Oleh Aslam Katutu
NusantaraInsight, Makassar — Sumpah adalah pernyataan paling sakral yang dapat keluar dari lisan manusia. Ia bukan sekadar deretan kata yang diucapkan di hadapan penyidik atau hakim, tetapi pernyataan kesetiaan pada kebenaran dan kejujuran di hadapan Tuhan.
Dalam hukum, sumpah menjadi batas antara kebohongan dan keadilan; namun dalam pandangan agama, sumpah adalah garis pemisah antara rahmat dan azab.
Saksi Pelapor dalam perkara ini berdiri di hadapan penyidik kepolisian dengan wajah tenang, tangannya diletakkan di atas dokumen Berita Acara Pemeriksaan, lalu dengan lantang ia mengucapkan sumpah: “Demi Allah saya bersumpah bahwa saya telah memberikan keterangan yang sebenarnya, tidak lain dari yang sebenarnya. Apabila saya tidak memberikan keterangan yang sebenarnya, saya akan mendapat kutukan dari Tuhan.” Kata-kata itu menggema di ruang penyidikan, disaksikan aparat, dicatat dalam berita acara, dan diserahkan ke dalam berkas perkara sebagai kebenaran hukum.
Namun waktu kemudian membongkar sesuatu yang lain. Fakta-fakta yang muncul dalam proses peradilan menunjukkan bahwa keterangan saksi pelapor penuh dengan rekayasa, manipulasi, dan niat mencelakakan orang lain.
Ia tidak sekadar keliru, tapi sengaja menutupi kebenaran demi membenarkan kebohongan.
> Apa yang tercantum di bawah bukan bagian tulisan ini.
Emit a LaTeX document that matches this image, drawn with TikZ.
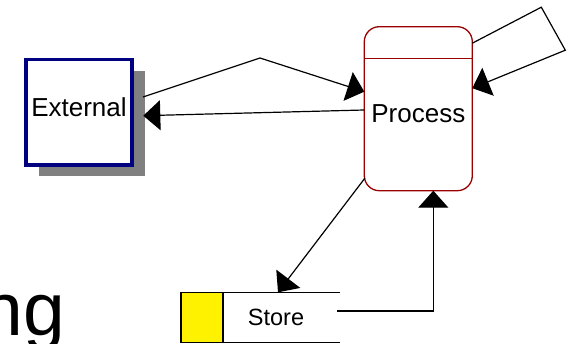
\documentclass[tikz,border=0pt]{standalone}
\usepackage{fontspec}
\setmainfont{Liberation Sans}
\usetikzlibrary{arrows.meta,calc,shadows}
\definecolor{ExtBlue}{HTML}{000080}
\definecolor{ProcRed}{HTML}{990000}
\definecolor{ShadowGray}{HTML}{808080}

\begin{document}
\begin{tikzpicture}[
  x=1pt, y=-1pt,
  flow/.style={draw=black,line width=1.2pt,-{Triangle[length=17pt,width=30pt]}},
  extbox/.style={draw=ExtBlue,line width=3.5pt,fill=white,minimum width=106pt,minimum height=105.5pt,
    inner sep=0pt,outer sep=0pt,font=\fontsize{26}{30}\selectfont,text depth=10pt,
    drop shadow={shadow xshift=13pt,shadow yshift=-11.5pt,fill=ShadowGray,opacity=1}},
  procbox/.style={draw=ProcRed,line width=1.3pt,rounded corners=15pt,minimum width=108pt,minimum height=164pt,
    inner sep=0pt,outer sep=0pt,font=\fontsize{26}{30}\selectfont,text height=28.6pt},
  storebox/.style={minimum width=159pt,minimum height=50.4pt,inner sep=0pt,outer sep=0pt,
    font=\fontsize{23.5}{28}\selectfont},
  storeline/.style={draw=black,line width=1.3pt},
  bigword/.style={inner sep=0pt,font=\fontsize{75}{80}\selectfont}
]
  \clip (0,0) rectangle (575,344);

  % nodes
  \node[extbox] (ext) at (79,112.25) {External};
  \node[procbox] (proc) at (418.3,108.7) {Process};
  \node[storebox] (store) at (260.5,317.5) {\hspace*{31pt}Store};
  \node[bigword,anchor=base east] (word) at (65,335) {ng};

  % process header line
  \draw[ProcRed,line width=1.3pt] ($(proc.north west)+(0,31.6)$) -- ($(proc.north east)+(0,31.6)$);

  % data store: yellow tag and open sides
  \filldraw[storeline,fill=yellow] (store.north west) rectangle ($(store.south west)+(42,0)$);
  \draw[storeline] (store.north west) -- (store.north east)
                   (store.south west) -- (store.south east);

  % flows
  \draw[flow] ($(ext.east)+(11,-15.25)$) -- ++(117,-39) -- ($(proc.west)+(0,-17)$);
  \draw[flow] ($(proc.west)+(0,1.3)$) -- ($(ext.east)+(11.3,3.45)$);
  \draw[flow] ($(proc.north east)+(0,16.5)$) -- ++(69,-36) -- ++(24,43) -- ($(proc.north east)+(0,61.5)$);
  \draw[flow] ($(proc.south west)+(0.7,-12.7)$) -- ($(store.north west)+(97,0)$);
  \draw[flow] ($(store.east)+(-2.7,-6.5)$) -| ([xshift=15pt]proc.south);
\end{tikzpicture}
\end{document}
Ia memilih jalan dusta, bukan karena tidak tahu yang benar, tetapi karena ingin menjatuhkan seseorang dengan cara yang curang.
Maka sumpah yang dulu diucapkannya kini berubah menjadi ancaman yang menggantung di atas kepalanya sendiri — janji kutukan yang diundangnya dengan lidahnya sendiri.
Ketika kasus berlanjut ke pengadilan, ia kembali diminta bersumpah. Kali ini di hadapan majelis hakim, dengan kitab suci Al-Qur’an diletakkan di atas kepalanya, ia mengucap dengan suara bergetar: “Saya bersumpah/berjanji bahwa saya akan menerangkan dengan sebenarnya dan tiada lain daripada yang sebenarnya. Semoga Tuhan menolong saya.” Sekilas, sumpah itu terdengar khidmat. Semua yang hadir menundukkan kepala, menghormati prosesi yang sakral itu.
Namun bagi yang mengetahui kebenarannya, sumpah itu adalah dusta kedua yang lebih berat dari yang pertama. Ia tidak lagi sekadar berbohong kepada manusia, tetapi telah menantang langit dan bumi untuk menjadi saksi atas kebohongannya. Kalimat “Semoga Tuhan menolong saya” justru berubah menjadi ironi, karena bagaimana mungkin Tuhan menolong orang yang menjadikan nama-Nya sebagai alat pembenaran dusta?
Sumpah palsu adalah dosa besar. Rasulullah ﷺ bersabda: “Saksi palsu disamakan dengan syirik kepada Allah.” (HR. Bukhari dan Muslim).